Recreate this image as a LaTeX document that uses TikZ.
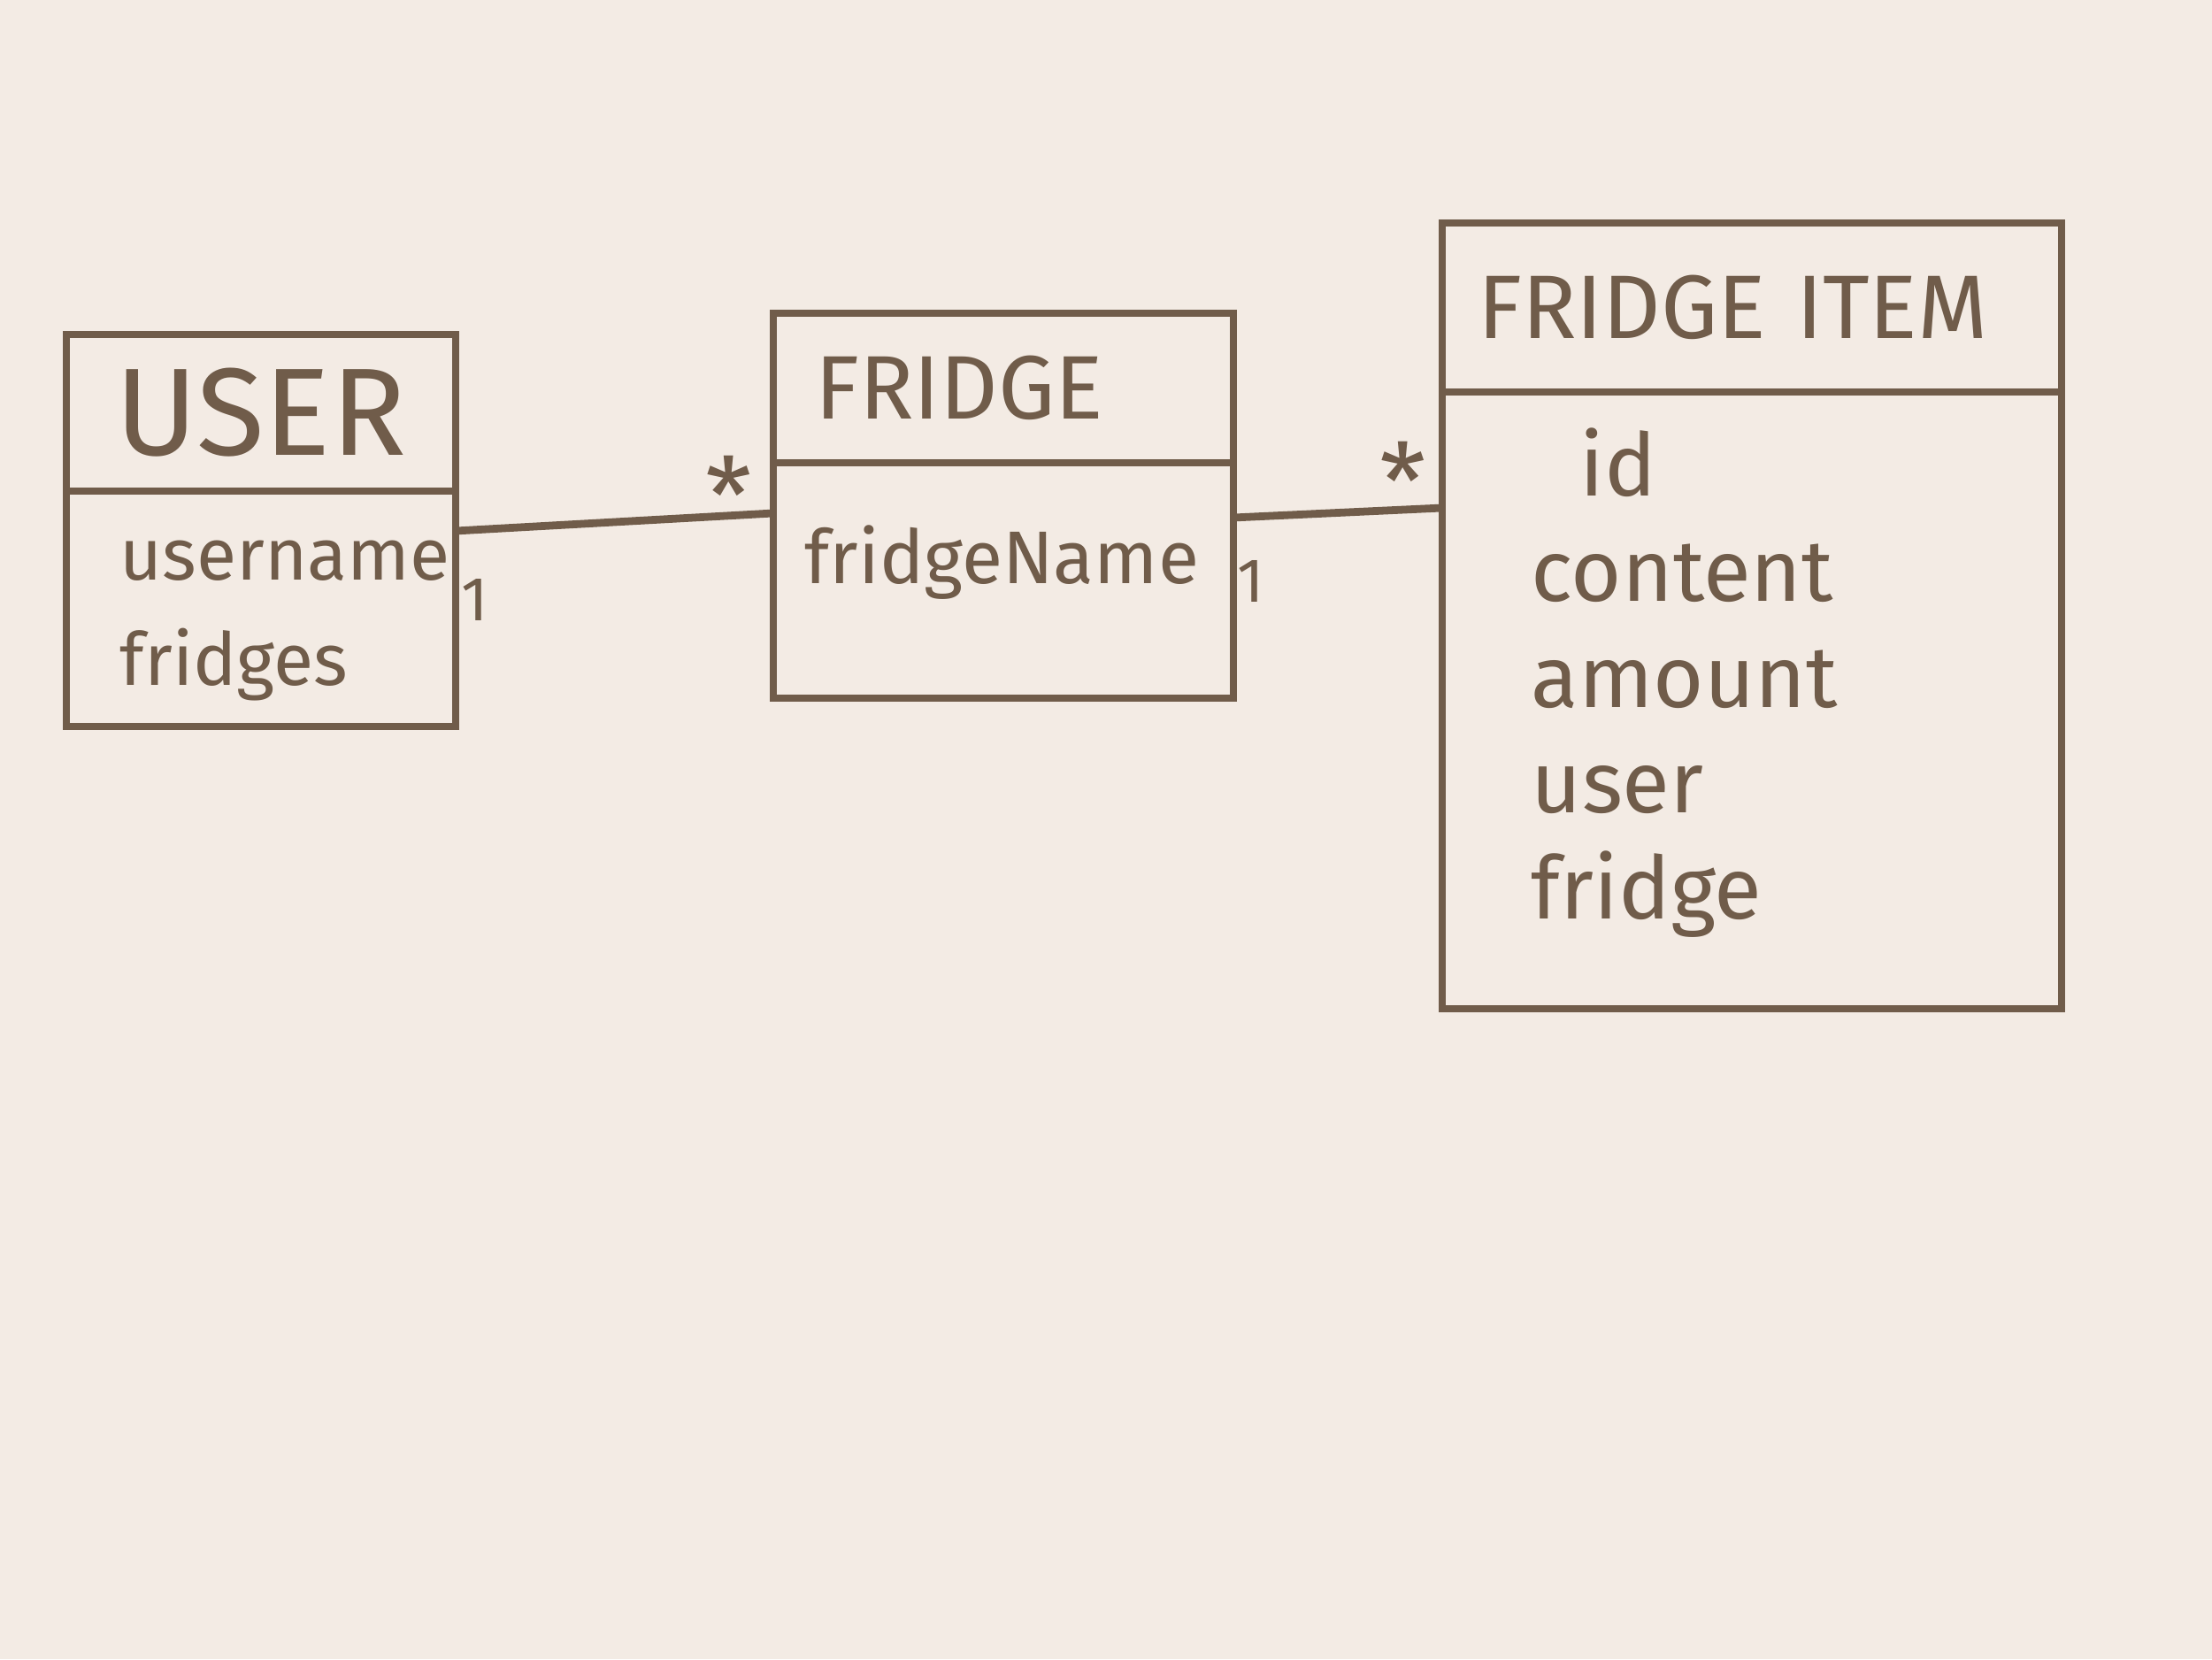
\documentclass[tikz,border=0pt]{standalone}
\usepackage{fontspec}
\setmainfont{Fira Sans}
\usetikzlibrary{positioning}
\definecolor{paper}{RGB}{243,235,228}
\definecolor{pencil}{RGB}{112,92,74}

\begin{document}
\begin{tikzpicture}[node distance=0pt, every node/.style={text=pencil},
  box/.style={draw=pencil, line width=2.5pt, inner sep=0pt, outer sep=0pt},
  head/.style={box, anchor=north west, align=left},
  attrs/.style={align=left, inner sep=0pt, anchor=north west},
  mult/.style={inner sep=0pt, font=\fontsize{20}{20}\selectfont},
  many/.style={inner sep=0pt, font=\fontsize{34}{34}\selectfont},
  conn/.style={draw=pencil, line width=2.5pt}]
\fill[paper] (0,0) rectangle (25,18.75);
\useasboundingbox (0,0) rectangle (25,18.75);

% user class
\node (user) [head, minimum width=4.4cm, minimum height=1.77cm, inner xsep=0.55cm, text width=3.3cm, font=\fontsize{40}{44}\selectfont] at (0.75,14.97) {USER};
\node (userbody) [box, below=of user, minimum width=4.4cm, minimum height=2.66cm] {};
\node (userattr) [attrs, font=\fontsize{23.5}{34}\selectfont] at ([xshift=0.6cm, yshift=-0.55cm]userbody.north west) {username\\fridges};

% fridge class
\node (fridge) [head, minimum width=5.2cm, minimum height=1.69cm, inner xsep=0.47cm, text width=4.26cm, font=\fontsize{29}{32}\selectfont] at (8.74,15.21) {FRIDGE};
\node (fridgebody) [box, below=of fridge, minimum width=5.2cm, minimum height=2.66cm] {};
\node (fridgeattr) [attrs, font=\fontsize{24}{32}\selectfont] at ([xshift=0.35cm, yshift=-0.70cm]fridgebody.north west) {fridgeName};

% fridge item class
\node (item) [head, minimum width=7.0cm, minimum height=1.91cm, inner xsep=0.4cm, text width=6.2cm, font=\fontsize{29}{32}\selectfont] at (16.30,16.23) {FRIDGE ITEM};
\node (itembody) [box, below=of item, minimum width=7.0cm, minimum height=6.97cm] {};
\node (itemattr) [attrs, font=\fontsize{28}{34}\selectfont] at ([xshift=1.0cm, yshift=-0.40cm]itembody.north west) {\hspace*{0.55cm}id\\content\\amount\\user\\fridge};

% associations
\coordinate (u1) at ([yshift=-0.45cm]userbody.north east);
\coordinate (f1) at ([yshift=-0.57cm]fridgebody.north west);
\coordinate (f2) at ([yshift=-0.62cm]fridgebody.north east);
\coordinate (i2) at ([yshift=-1.31cm]itembody.north west);
\draw[conn] (u1) -- (f1);
\draw[conn] (f2) -- (i2);
\node (m1) [mult] at ([xshift=0.22cm, yshift=-0.78cm]u1) {1};
\node (s1) [many] at ([xshift=-0.50cm, yshift=0.21cm]f1) {*};
\node (m2) [mult] at ([xshift=0.2cm, yshift=-0.72cm]f2) {1};
\node (s2) [many] at ([xshift=-0.44cm, yshift=0.31cm]i2) {*};
\end{tikzpicture}
\end{document}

◆ **Exercise brief**
Repeat the full listing above exactly, with no pictures in the copy.

◆ **Solution for this exercise**
Recreate this image as a LaTeX document that uses TikZ.
\documentclass[tikz,border=0pt]{standalone}
\usepackage{fontspec}
\setmainfont{Fira Sans}
\usetikzlibrary{positioning}
\definecolor{paper}{RGB}{243,235,228}
\definecolor{pencil}{RGB}{112,92,74}

\begin{document}
\begin{tikzpicture}[node distance=0pt, every node/.style={text=pencil},
  box/.style={draw=pencil, line width=2.5pt, inner sep=0pt, outer sep=0pt},
  head/.style={box, anchor=north west, align=left},
  attrs/.style={align=left, inner sep=0pt, anchor=north west},
  mult/.style={inner sep=0pt, font=\fontsize{20}{20}\selectfont},
  many/.style={inner sep=0pt, font=\fontsize{34}{34}\selectfont},
  conn/.style={draw=pencil, line width=2.5pt}]
\fill[paper] (0,0) rectangle (25,18.75);
\useasboundingbox (0,0) rectangle (25,18.75);

% user class
\node (user) [head, minimum width=4.4cm, minimum height=1.77cm, inner xsep=0.55cm, text width=3.3cm, font=\fontsize{40}{44}\selectfont] at (0.75,14.97) {USER};
\node (userbody) [box, below=of user, minimum width=4.4cm, minimum height=2.66cm] {};
\node (userattr) [attrs, font=\fontsize{23.5}{34}\selectfont] at ([xshift=0.6cm, yshift=-0.55cm]userbody.north west) {username\\fridges};

% fridge class
\node (fridge) [head, minimum width=5.2cm, minimum height=1.69cm, inner xsep=0.47cm, text width=4.26cm, font=\fontsize{29}{32}\selectfont] at (8.74,15.21) {FRIDGE};
\node (fridgebody) [box, below=of fridge, minimum width=5.2cm, minimum height=2.66cm] {};
\node (fridgeattr) [attrs, font=\fontsize{24}{32}\selectfont] at ([xshift=0.35cm, yshift=-0.70cm]fridgebody.north west) {fridgeName};

% fridge item class
\node (item) [head, minimum width=7.0cm, minimum height=1.91cm, inner xsep=0.4cm, text width=6.2cm, font=\fontsize{29}{32}\selectfont] at (16.30,16.23) {FRIDGE ITEM};
\node (itembody) [box, below=of item, minimum width=7.0cm, minimum height=6.97cm] {};
\node (itemattr) [attrs, font=\fontsize{28}{34}\selectfont] at ([xshift=1.0cm, yshift=-0.40cm]itembody.north west) {\hspace*{0.55cm}id\\content\\amount\\user\\fridge};

% associations
\coordinate (u1) at ([yshift=-0.45cm]userbody.north east);
\coordinate (f1) at ([yshift=-0.57cm]fridgebody.north west);
\coordinate (f2) at ([yshift=-0.62cm]fridgebody.north east);
\coordinate (i2) at ([yshift=-1.31cm]itembody.north west);
\draw[conn] (u1) -- (f1);
\draw[conn] (f2) -- (i2);
\node (m1) [mult] at ([xshift=0.22cm, yshift=-0.78cm]u1) {1};
\node (s1) [many] at ([xshift=-0.50cm, yshift=0.21cm]f1) {*};
\node (m2) [mult] at ([xshift=0.2cm, yshift=-0.72cm]f2) {1};
\node (s2) [many] at ([xshift=-0.44cm, yshift=0.31cm]i2) {*};
\end{tikzpicture}
\end{document}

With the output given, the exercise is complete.